On mornings such as these, when the fates had smiled on us and piled drifts of snow in our driveways and against our backdoors, I could not wait to get out into it. Of course, my moms job would not be done until she made sure I was covered with seventeen layers of protective clothing, or at least it seemed that many. Then I was sprung loose into a world of boys and sleds and imagination. Boys, little boys, young boys, evidently don’t have a built in device running from their bodies to their brains telling them they were getting mighty cold now. They just continued on and on and on, like the energizer bunny until, in the method of the day, their mothers would open the door and yell for them to come home for lunch. How I wonder, no matter how far away we were, we always seemed to hear them. I would arrive at the back door which led into the kitchen, and after working to remove my frozen boots from my frozen feet with my frozen hands, I would stand on the floor register, and let the glorious coal heat cover my body with its thawing, life restoring warmth.
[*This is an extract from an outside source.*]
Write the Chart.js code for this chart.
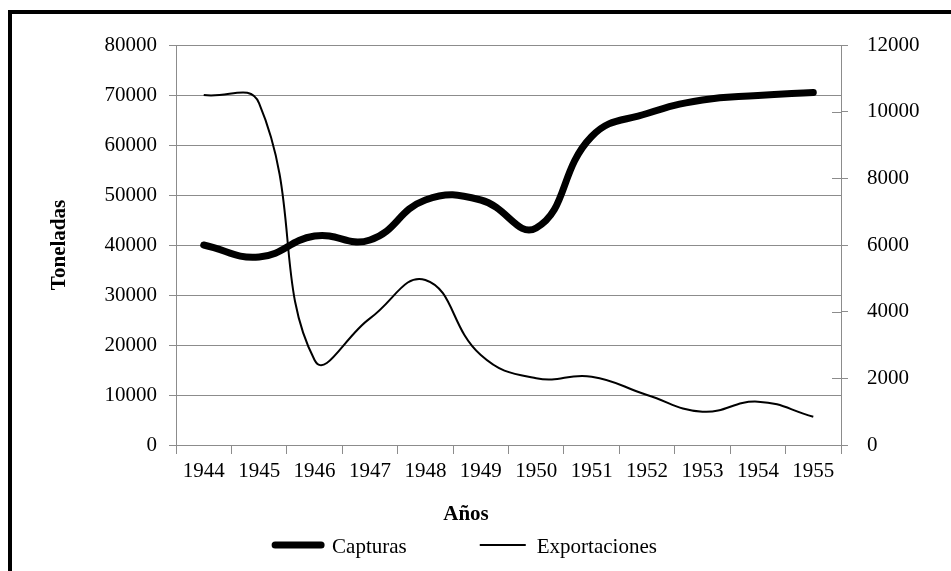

How I and my boyhood chums did not lose fingers or toes from frostbite, I’ll never know, because after a short time standing on the register, my feet would begin to hurt and sting. But soon a bowl of soup and maybe a sandwich would appear, the radio would be broadcasting a soap opera, and everything would be right. In my mind today, almost sixty years later, I can still feel the discomfort of the snow, but the comfort I feel from remembering those days and that kitchen and that time diminishes mere physical pain.
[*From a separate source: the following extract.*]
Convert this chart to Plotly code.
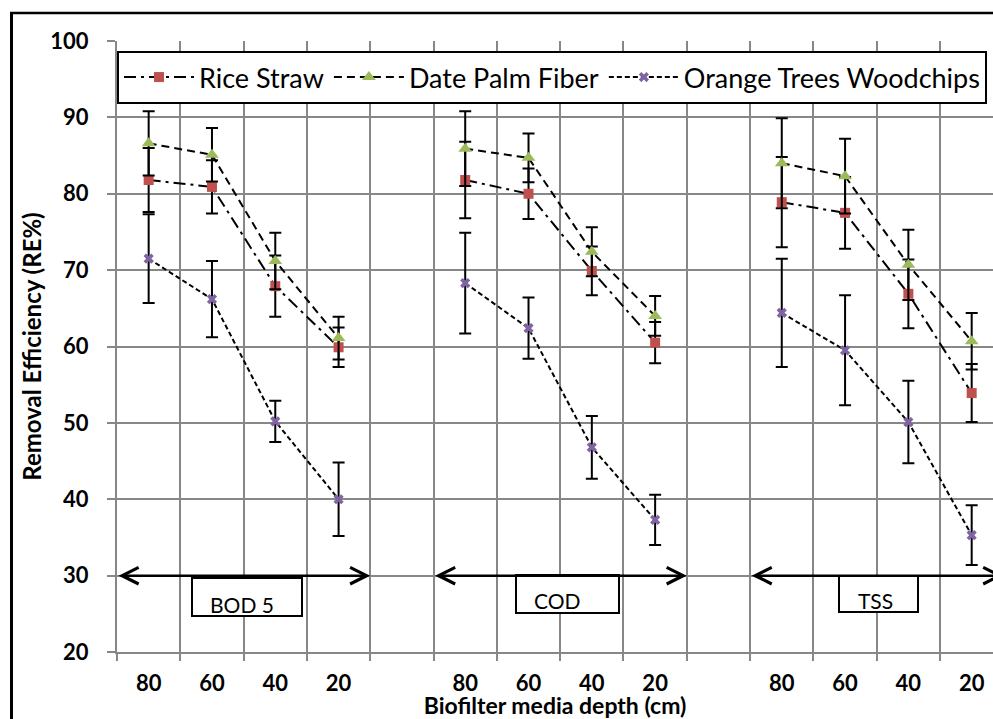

I will always have that kitchen, and those glorious snow days, and that caring mom with me as comfort and remembrance to call upon when age begins to lay heavily on me.

1 comment:

Anonymous said...

I'm enjoying your blog very much. Some of your story/essays make me meloncholy while others bring to mind happy memories that were long forgotten. When reading this one I again pictured my cozy childhood kitchen, and could smell the coal heat while standing on the hot floor register. Guess we all had oatmeal in "the old days." Remember the toasters that opened on the sides? Thanks for the smiles & walk down memory lane.